Am Tag nach den Kommunalwahlen müsste der nordrhein-westfälische Ministerpräsident Hendrik Wüst unausgeschlafen aufgewacht sein. Das Abschneiden der AfD in seinem Bundesland könne einen nicht ruhig schlafen lassen, hatte der CDU-Landeschef gestern in seiner ersten Reaktion gesagt. Doch ein unruhiger Schlaf allein wird kaum helfen gegen den Aufstieg der AfD. Genauso wenig wie Relativierungen, dass nicht von einem Durchmarsch der Partei im Westen die Rede sein könne.

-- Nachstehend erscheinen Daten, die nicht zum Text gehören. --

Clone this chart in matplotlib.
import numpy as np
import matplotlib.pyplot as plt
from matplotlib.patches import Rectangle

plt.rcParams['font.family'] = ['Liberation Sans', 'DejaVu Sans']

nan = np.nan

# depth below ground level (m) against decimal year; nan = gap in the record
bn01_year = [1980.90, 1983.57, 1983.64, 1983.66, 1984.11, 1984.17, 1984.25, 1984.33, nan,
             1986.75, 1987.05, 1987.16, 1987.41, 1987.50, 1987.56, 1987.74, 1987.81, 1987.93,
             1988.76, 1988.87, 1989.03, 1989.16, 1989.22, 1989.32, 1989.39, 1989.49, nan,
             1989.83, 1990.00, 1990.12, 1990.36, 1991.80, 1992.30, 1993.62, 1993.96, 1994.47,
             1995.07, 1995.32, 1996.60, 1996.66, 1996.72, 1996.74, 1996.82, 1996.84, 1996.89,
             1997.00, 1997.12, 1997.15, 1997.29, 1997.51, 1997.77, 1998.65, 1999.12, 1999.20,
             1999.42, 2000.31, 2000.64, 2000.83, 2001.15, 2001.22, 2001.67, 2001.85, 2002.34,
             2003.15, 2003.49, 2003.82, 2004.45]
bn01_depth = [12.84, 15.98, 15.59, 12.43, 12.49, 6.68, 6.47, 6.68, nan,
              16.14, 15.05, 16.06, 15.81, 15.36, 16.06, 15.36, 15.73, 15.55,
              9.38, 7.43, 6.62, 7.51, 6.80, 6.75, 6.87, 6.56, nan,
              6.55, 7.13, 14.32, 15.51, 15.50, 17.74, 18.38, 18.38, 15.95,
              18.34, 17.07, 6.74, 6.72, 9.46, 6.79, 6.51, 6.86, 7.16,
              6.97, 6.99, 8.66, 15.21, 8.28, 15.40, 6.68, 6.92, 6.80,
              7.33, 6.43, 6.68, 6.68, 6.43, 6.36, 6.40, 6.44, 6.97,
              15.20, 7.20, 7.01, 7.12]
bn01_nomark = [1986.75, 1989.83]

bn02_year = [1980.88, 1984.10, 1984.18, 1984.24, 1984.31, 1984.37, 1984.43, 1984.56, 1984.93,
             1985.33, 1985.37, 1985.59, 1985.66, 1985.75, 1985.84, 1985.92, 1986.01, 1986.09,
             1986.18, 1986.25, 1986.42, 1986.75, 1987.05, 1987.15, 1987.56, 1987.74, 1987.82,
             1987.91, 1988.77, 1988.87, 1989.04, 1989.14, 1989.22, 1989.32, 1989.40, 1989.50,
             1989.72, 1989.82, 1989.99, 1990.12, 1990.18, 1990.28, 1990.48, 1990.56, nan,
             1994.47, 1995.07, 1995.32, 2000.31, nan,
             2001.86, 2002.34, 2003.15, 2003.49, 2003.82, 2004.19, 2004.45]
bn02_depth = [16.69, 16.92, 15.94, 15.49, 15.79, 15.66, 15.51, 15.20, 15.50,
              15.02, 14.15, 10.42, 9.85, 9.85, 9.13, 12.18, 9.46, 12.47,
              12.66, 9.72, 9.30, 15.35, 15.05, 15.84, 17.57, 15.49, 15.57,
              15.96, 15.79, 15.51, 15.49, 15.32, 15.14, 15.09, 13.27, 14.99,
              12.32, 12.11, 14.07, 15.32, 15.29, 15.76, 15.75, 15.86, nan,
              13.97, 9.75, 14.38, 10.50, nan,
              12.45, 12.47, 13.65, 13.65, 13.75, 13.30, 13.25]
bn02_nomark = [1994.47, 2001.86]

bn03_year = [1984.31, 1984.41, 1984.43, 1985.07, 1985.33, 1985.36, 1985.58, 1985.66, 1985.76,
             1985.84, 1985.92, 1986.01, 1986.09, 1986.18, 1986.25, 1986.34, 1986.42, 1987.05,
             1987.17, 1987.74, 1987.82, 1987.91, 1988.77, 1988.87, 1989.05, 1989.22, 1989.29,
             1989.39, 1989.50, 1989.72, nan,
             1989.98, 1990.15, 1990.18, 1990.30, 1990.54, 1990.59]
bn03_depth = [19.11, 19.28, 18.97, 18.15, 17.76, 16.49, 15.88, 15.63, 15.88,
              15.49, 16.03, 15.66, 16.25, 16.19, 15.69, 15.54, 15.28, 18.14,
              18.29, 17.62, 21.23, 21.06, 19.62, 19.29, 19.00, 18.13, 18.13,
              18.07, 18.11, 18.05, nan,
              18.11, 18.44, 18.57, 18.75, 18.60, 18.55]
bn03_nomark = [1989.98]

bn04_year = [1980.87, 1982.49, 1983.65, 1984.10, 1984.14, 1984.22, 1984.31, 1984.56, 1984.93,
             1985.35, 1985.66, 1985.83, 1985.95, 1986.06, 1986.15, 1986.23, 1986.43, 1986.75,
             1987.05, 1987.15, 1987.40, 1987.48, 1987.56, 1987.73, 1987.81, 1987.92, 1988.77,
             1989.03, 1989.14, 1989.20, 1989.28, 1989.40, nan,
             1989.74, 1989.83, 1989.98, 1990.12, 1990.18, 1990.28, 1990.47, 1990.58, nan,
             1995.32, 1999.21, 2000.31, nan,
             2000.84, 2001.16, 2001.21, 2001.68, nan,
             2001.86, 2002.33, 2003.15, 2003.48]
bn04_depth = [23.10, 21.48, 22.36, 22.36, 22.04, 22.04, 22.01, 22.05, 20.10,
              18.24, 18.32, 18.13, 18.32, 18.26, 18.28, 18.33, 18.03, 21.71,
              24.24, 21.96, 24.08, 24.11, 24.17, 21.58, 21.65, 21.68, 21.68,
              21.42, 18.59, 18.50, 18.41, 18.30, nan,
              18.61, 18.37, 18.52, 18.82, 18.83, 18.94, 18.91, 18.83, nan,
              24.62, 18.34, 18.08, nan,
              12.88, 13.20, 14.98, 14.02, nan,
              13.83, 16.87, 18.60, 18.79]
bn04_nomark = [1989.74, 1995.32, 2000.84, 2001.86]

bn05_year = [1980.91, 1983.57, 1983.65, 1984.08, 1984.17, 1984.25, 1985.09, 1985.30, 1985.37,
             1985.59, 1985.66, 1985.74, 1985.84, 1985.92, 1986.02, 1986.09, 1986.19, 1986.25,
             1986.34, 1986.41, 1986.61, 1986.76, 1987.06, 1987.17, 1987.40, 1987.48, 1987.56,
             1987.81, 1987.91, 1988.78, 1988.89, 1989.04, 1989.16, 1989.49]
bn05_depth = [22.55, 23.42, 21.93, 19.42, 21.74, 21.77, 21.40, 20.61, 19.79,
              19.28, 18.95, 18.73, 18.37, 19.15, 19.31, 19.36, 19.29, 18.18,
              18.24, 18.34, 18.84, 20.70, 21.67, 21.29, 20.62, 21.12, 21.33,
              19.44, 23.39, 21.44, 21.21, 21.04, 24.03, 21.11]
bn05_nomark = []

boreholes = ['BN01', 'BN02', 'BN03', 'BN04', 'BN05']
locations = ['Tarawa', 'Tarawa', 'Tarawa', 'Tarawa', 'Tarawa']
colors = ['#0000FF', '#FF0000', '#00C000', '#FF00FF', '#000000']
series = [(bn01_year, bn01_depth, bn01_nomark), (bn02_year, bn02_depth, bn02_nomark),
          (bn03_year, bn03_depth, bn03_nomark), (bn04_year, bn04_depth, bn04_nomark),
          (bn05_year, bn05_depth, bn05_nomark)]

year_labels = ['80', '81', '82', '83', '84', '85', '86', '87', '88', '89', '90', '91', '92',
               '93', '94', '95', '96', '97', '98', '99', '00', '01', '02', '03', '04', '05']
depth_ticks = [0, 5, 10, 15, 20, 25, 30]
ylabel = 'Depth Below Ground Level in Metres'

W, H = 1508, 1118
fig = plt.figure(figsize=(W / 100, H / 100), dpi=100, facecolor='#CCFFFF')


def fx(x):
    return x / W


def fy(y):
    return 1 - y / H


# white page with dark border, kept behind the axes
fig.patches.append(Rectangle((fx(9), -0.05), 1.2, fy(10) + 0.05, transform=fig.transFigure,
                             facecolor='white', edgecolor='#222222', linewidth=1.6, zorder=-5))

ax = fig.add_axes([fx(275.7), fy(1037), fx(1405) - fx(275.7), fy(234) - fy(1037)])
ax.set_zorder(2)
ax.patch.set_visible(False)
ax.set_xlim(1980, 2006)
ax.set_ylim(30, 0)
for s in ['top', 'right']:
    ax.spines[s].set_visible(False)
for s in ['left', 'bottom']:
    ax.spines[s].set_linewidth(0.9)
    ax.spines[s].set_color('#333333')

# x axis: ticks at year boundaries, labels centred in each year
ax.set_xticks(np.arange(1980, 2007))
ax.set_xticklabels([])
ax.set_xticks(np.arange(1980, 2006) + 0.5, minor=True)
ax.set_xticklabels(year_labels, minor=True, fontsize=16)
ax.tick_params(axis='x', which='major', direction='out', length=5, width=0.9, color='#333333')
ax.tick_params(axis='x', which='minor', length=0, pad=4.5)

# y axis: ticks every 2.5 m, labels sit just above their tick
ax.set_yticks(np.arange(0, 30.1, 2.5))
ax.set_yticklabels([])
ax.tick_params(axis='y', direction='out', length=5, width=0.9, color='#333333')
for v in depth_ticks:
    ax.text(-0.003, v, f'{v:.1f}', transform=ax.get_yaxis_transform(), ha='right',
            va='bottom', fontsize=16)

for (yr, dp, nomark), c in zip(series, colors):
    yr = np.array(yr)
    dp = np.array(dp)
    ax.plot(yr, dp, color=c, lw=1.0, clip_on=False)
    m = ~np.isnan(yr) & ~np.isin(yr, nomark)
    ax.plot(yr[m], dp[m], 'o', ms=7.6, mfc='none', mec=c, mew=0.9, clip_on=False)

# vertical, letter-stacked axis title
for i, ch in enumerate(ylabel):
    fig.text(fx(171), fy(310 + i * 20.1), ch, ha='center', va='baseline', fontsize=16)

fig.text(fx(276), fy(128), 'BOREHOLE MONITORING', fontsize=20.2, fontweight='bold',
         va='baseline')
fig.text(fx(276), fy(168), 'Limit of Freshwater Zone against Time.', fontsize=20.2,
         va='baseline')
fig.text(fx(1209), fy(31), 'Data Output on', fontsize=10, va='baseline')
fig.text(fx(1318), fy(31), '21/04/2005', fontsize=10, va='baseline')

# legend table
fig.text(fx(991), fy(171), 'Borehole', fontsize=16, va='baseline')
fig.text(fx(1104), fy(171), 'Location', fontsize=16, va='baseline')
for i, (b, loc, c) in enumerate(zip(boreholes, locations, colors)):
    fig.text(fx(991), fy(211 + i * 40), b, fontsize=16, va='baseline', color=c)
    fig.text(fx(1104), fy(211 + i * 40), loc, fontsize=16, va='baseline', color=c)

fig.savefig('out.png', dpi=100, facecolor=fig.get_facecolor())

                Es bleibt nämlich das grundsätzliche Problem: die Parteien der politischen Mitte finden nicht den richtigen Umgang mit der AfD.
                
                Dabei geht es nicht darum, dass die SPD - wie jetzt wieder mal angekündigt – den Menschen mehr zuhört und ihre Politik besser erklärt. Oder die CDU bei der Frage nach der Verantwortung für den AfD-Erfolg auf andere zeigt. Vielmehr ist ein parteiübergreifender Schulterschluss erforderlich, der Taten ermöglicht – vor Ort, in den Kommunen und Gemeinden. Denn hier, um den Kanzler zu zitieren, geht die Demokratie als erstes vor die Hunde.

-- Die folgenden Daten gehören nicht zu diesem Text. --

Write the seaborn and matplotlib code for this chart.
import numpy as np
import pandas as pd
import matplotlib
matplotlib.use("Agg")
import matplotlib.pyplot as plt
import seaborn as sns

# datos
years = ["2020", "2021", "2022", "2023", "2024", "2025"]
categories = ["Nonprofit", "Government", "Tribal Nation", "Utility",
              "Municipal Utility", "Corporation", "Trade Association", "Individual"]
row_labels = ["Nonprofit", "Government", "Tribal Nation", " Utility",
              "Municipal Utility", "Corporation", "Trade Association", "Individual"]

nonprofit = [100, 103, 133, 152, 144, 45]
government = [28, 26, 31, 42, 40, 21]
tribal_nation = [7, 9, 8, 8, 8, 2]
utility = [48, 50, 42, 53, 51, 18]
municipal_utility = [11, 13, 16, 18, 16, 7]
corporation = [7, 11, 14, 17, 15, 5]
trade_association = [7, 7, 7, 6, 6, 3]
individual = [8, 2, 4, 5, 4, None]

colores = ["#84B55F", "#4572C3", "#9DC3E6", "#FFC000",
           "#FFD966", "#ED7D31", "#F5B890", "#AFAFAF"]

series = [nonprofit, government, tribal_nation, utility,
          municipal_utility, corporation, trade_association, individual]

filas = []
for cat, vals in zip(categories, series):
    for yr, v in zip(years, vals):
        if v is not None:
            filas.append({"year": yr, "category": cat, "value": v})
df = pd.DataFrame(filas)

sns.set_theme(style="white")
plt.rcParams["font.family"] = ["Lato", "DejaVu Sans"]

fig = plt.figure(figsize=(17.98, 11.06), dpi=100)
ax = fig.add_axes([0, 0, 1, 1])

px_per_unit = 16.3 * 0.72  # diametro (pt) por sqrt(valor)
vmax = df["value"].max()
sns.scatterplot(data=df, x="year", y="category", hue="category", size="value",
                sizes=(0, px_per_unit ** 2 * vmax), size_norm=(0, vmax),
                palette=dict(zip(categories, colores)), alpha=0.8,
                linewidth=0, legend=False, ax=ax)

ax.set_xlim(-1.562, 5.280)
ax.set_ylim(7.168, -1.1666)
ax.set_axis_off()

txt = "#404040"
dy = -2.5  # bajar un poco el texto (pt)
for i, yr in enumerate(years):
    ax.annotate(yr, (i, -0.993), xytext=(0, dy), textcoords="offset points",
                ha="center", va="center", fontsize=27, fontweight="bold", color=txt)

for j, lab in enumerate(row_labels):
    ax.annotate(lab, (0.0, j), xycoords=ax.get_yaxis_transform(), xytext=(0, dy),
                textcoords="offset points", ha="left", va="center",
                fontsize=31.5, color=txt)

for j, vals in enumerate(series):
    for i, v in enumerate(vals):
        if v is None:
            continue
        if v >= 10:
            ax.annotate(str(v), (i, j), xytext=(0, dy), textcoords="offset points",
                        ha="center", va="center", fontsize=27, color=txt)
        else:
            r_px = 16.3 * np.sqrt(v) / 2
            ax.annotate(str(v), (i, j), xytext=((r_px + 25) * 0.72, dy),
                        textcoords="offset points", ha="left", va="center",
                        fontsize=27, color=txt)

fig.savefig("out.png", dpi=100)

                Keine echte Einsicht
Doch die Zeichen, die von führenden Politikern aus Bund und Land zu vernehmen sind, lassen nicht auf echte Einsicht schließen. SPD-Co-Chefin Bärbel Bas wirkt beruhigt: Das Ergebnis sei kein Desaster. Unions-Fraktionschef Jens Spahn sieht gar die schwarz-rote Bundesregierung gestärkt. CDU-Politiker im Land feiern ihre Partei trotz des schlechtesten Ergebnisses in der Geschichte des Landes als Gewinnerin und Kommunalpartei Nummer eins.
                
                Dabei gehen den etablierten Parteien auch in Nordrhein-Westfalen Wählerinnen und Wähler verloren. Die Wahlbeteiligung ist zur Überraschung vieler gestiegen. Doch profitieren konnten davon nur die politischen Ränder. Das passt zu dem Eindruck vieler Wahlkämpfer, die schilderten, dass Menschen in den letzten Wochen oft resigniert an ihnen vorbeigegangen seien. Prominente Unterstützung von Spitzenpolitikern aus Berlin ist da keine Hilfe. Sie schadet eher.

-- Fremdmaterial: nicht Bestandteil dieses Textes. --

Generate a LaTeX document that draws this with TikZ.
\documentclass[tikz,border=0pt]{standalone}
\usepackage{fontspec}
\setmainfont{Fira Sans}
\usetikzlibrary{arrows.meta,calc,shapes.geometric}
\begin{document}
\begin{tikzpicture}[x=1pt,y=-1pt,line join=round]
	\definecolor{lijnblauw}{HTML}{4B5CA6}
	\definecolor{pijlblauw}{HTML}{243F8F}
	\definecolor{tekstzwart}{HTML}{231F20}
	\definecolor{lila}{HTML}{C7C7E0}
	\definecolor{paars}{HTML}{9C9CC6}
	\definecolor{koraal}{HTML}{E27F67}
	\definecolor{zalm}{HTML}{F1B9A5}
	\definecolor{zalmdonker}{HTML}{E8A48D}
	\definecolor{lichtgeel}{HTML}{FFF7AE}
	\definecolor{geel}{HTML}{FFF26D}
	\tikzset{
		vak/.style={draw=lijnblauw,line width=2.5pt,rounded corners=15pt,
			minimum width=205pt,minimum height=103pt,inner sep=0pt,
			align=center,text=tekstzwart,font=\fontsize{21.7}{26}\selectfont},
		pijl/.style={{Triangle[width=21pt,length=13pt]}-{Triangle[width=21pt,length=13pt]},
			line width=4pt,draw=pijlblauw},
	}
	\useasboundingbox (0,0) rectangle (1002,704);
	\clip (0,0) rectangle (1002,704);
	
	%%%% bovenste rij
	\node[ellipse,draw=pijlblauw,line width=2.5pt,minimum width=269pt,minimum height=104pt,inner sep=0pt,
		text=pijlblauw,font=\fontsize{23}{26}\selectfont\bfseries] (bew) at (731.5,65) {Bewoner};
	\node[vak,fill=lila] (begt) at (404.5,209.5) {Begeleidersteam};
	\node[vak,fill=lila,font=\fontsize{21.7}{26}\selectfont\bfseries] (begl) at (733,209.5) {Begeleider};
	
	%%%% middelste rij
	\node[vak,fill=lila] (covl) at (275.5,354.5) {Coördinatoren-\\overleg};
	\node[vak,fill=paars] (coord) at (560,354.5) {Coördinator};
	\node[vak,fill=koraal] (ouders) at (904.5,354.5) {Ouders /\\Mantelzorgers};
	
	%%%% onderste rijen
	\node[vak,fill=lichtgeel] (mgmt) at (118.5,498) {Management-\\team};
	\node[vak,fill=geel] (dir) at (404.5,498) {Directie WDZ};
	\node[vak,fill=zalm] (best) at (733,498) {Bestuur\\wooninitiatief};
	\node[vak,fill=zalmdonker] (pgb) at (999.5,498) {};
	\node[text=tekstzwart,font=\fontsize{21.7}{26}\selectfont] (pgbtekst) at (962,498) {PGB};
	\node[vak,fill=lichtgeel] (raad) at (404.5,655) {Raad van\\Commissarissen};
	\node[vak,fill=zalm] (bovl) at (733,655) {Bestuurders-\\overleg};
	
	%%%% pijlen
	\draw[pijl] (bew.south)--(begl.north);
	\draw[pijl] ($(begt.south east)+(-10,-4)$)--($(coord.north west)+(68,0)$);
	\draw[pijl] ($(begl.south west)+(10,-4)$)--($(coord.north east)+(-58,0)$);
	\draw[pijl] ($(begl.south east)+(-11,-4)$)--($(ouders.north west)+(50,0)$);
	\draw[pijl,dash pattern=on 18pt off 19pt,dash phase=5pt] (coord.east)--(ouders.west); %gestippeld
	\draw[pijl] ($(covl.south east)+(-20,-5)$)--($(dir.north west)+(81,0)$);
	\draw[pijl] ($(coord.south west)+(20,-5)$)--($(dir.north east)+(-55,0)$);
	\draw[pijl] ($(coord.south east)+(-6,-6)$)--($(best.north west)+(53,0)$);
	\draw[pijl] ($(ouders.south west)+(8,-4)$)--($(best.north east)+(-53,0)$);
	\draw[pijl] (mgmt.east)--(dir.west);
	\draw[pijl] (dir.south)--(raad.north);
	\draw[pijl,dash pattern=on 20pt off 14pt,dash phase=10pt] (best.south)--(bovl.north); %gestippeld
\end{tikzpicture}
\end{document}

                Infrastrukturpaket an Städte und Gemeinden geben
Auffällig ist diese Entwicklung vor allem in besonders armen Kommunen wie im Ruhrgebiet, wo die AfD besonders stark abgeschnitten hat. Städte wie Duisburg, Gelsenkirchen oder Hagen leiden unter zum Teil milliardenschweren Schulden und können deshalb kaum noch investieren. Selbst aus wohlhabenden Gegenden des Landes kamen zuletzt Appelle an Bund und Land, diese gezielt finanziell zu unterstützen – um Schulen, Schwimmbäder oder Straßen zu sanieren. Dafür ist es erforderlich, dass die Bundesregierung einen Großteil der kommunalen Altschulden übernimmt. Und das Land die Gelder aus dem sogenannten Infrastrukturpaket großzügig an Städte und Gemeinden weitergibt.
                Denn erst, wenn den Menschen vor der eigenen Haustür auffällt, dass sich tatsächlich etwas zum Besseren verändert – und nicht mehr nur darüber geredet wird, dürften sie wieder mehr den etablierten Parteien vertrauen und seltener für einfache Botschaften empfänglich sein. Hendrik Wüst dürfte dann auch wieder besser schlafen können.